Answer with one number: the count of lines in the listing below that hold the word "chart".
Collected data start
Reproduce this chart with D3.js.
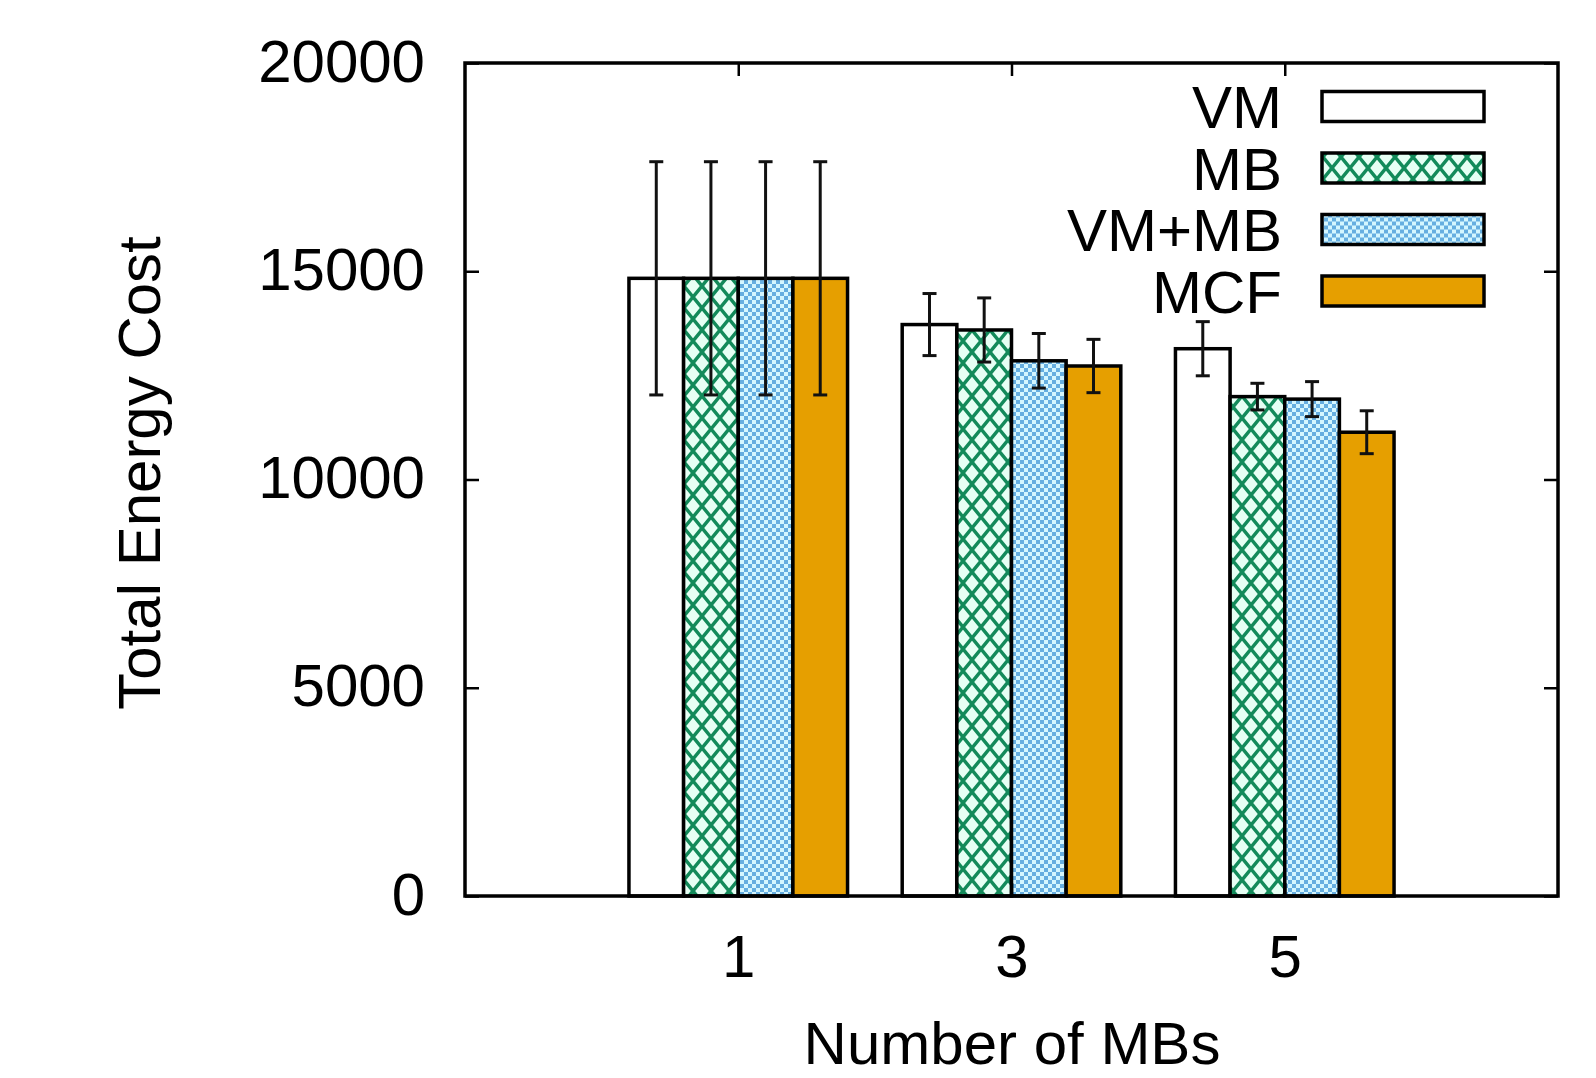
<!DOCTYPE html>
<html>
<head>
<meta charset="utf-8">
<script src="https://cdn.jsdelivr.net/npm/d3@7"></script>
<style>
  html, body { margin: 0; padding: 0; background: #fff; }
  svg text { font-family: "Liberation Sans", Arial, Helvetica, sans-serif; fill: #000; }
</style>
</head>
<body>
<svg id="chart" width="1596" height="1078"></svg>
<script>
// data
var categories = ['1', '3', '5'];
var seriesNames = ['VM', 'MB', 'VM+MB', 'MCF'];

var vmValues = [14830, 13720, 13140];
var mbValues = [14830, 13590, 11990];
var vmMbValues = [14830, 12850, 11930];
var mcfValues = [14830, 12725, 11135];

var vmErrors = [2800, 745, 650];
var mbErrors = [2800, 770, 320];
var vmMbErrors = [2800, 655, 420];
var mcfErrors = [2800, 640, 515];

var yTicks = [0, 5000, 10000, 15000, 20000];

var seriesValues = [vmValues, mbValues, vmMbValues, mcfValues];
var seriesErrors = [vmErrors, mbErrors, vmMbErrors, mcfErrors];

var margin = { left: 465, right: 1558, top: 63, bottom: 896 };
var fontSize = 60;

var svg = d3.select('#chart');

// fill patterns (gnuplot-ish)
var defs = svg.append('defs');

var cross = defs.append('pattern')
  .attr('id', 'pat-mb')
  .attr('patternUnits', 'userSpaceOnUse')
  .attr('width', 18)
  .attr('height', 22);
cross.append('rect').attr('width', 18).attr('height', 22).attr('fill', '#e6fff4');
cross.append('path')
  .attr('d', 'M0,0L18,22M18,0L0,22')
  .attr('stroke', '#138a5a')
  .attr('stroke-width', 3.4)
  .attr('fill', 'none');

var checker = defs.append('pattern')
  .attr('id', 'pat-vmmb')
  .attr('patternUnits', 'userSpaceOnUse')
  .attr('width', 8)
  .attr('height', 8);
checker.append('rect').attr('width', 8).attr('height', 8).attr('fill', '#d4f6ff');
checker.append('rect').attr('width', 4).attr('height', 4).attr('fill', '#66aee0');
checker.append('rect').attr('x', 4).attr('y', 4).attr('width', 4).attr('height', 4).attr('fill', '#66aee0');

var fills = ['#ffffff', 'url(#pat-mb)', 'url(#pat-vmmb)', '#e69f00'];

var xScale = d3.scaleLinear().domain([-1, 3]).range([margin.left, margin.right]);
var yScale = d3.scaleLinear().domain([0, 20000]).range([margin.bottom, margin.top]);

var barWidth = xScale(0.2) - xScale(0);

var rows = [];
seriesNames.forEach(function(name, j) {
  categories.forEach(function(cat, i) {
    rows.push({
      series: j,
      cat: i,
      value: seriesValues[j][i],
      err: seriesErrors[j][i]
    });
  });
});

var barX = function(d) {
  return xScale(d.cat - 0.4 + d.series * 0.2);
};

// bars
svg.append('g').attr('class', 'bars')
  .selectAll('rect')
  .data(rows)
  .enter().append('rect')
  .attr('x', barX)
  .attr('y', function(d) { return yScale(d.value); })
  .attr('width', barWidth)
  .attr('height', function(d) { return yScale(0) - yScale(d.value); })
  .attr('fill', function(d) { return fills[d.series]; })
  .attr('stroke', '#000')
  .attr('stroke-width', 3.5);

// error bars
var errG = svg.append('g').attr('class', 'errors')
  .selectAll('g')
  .data(rows)
  .enter().append('g')
  .attr('transform', function(d) { return 'translate(' + (barX(d) + barWidth / 2) + ',0)'; });

errG.append('line')
  .attr('x1', 0).attr('x2', 0)
  .attr('y1', function(d) { return yScale(d.value + d.err); })
  .attr('y2', function(d) { return yScale(d.value - d.err); })
  .attr('stroke', '#111')
  .attr('stroke-width', 3);

errG.selectAll('line.cap')
  .data(function(d) { return [d.value + d.err, d.value - d.err]; })
  .enter().append('line')
  .attr('class', 'cap')
  .attr('x1', -7).attr('x2', 7)
  .attr('y1', function(v) { return yScale(v); })
  .attr('y2', function(v) { return yScale(v); })
  .attr('stroke', '#111')
  .attr('stroke-width', 3);

// axes, ticks drawn inward like gnuplot
var styleAxis = function(g) {
  g.select('.domain').remove();
  g.selectAll('.tick line').attr('stroke', '#000').attr('stroke-width', 2.5);
  g.selectAll('.tick text')
    .attr('font-size', fontSize)
    .attr('font-family', '"Liberation Sans", Arial, sans-serif')
    .attr('fill', '#000');
};

svg.append('g')
  .attr('transform', 'translate(' + margin.left + ',0)')
  .call(d3.axisLeft(yScale).tickValues(yTicks).tickSizeInner(-14).tickSizeOuter(0).tickPadding(40)
    .tickFormat(d3.format('d')))
  .call(styleAxis)
  .selectAll('.tick text').attr('dy', '0.3em');

svg.append('g')
  .attr('transform', 'translate(' + margin.right + ',0)')
  .call(d3.axisRight(yScale).tickValues(yTicks).tickSizeInner(-14).tickSizeOuter(0).tickFormat(''))
  .call(styleAxis);

svg.append('g')
  .attr('transform', 'translate(0,' + margin.bottom + ')')
  .call(d3.axisBottom(xScale).tickValues([0, 1, 2]).tickSizeInner(-13).tickSizeOuter(0).tickPadding(38)
    .tickFormat(function(d) { return categories[d]; }))
  .call(styleAxis);

svg.append('g')
  .attr('transform', 'translate(0,' + margin.top + ')')
  .call(d3.axisTop(xScale).tickValues([0, 1, 2]).tickSizeInner(-13).tickSizeOuter(0).tickFormat(''))
  .call(styleAxis);

// border
svg.append('rect')
  .attr('x', margin.left)
  .attr('y', margin.top)
  .attr('width', margin.right - margin.left)
  .attr('height', margin.bottom - margin.top)
  .attr('fill', 'none')
  .attr('stroke', '#000')
  .attr('stroke-width', 3.5);

// axis titles
svg.append('text')
  .attr('transform', 'translate(160,473) rotate(-90)')
  .attr('text-anchor', 'middle')
  .attr('font-size', fontSize)
  .text('Total Energy Cost');

svg.append('text')
  .attr('x', 1012)
  .attr('y', 1064)
  .attr('text-anchor', 'middle')
  .attr('font-size', fontSize)
  .text('Number of MBs');

// legend
var legend = svg.append('g').attr('class', 'legend')
  .selectAll('g')
  .data(seriesNames)
  .enter().append('g')
  .attr('transform', function(d, i) { return 'translate(0,' + (106.5 + i * 61.5) + ')'; });

legend.append('text')
  .attr('x', 1282)
  .attr('y', 0)
  .attr('dy', '0.36em')
  .attr('text-anchor', 'end')
  .attr('font-size', fontSize)
  .text(function(d) { return d; });

legend.append('rect')
  .attr('x', 1322)
  .attr('y', -15)
  .attr('width', 162)
  .attr('height', 30)
  .attr('fill', function(d, i) { return fills[i]; })
  .attr('stroke', '#000')
  .attr('stroke-width', 3.5);
</script>
</body>
</html>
Collected data end
Output of the task: 3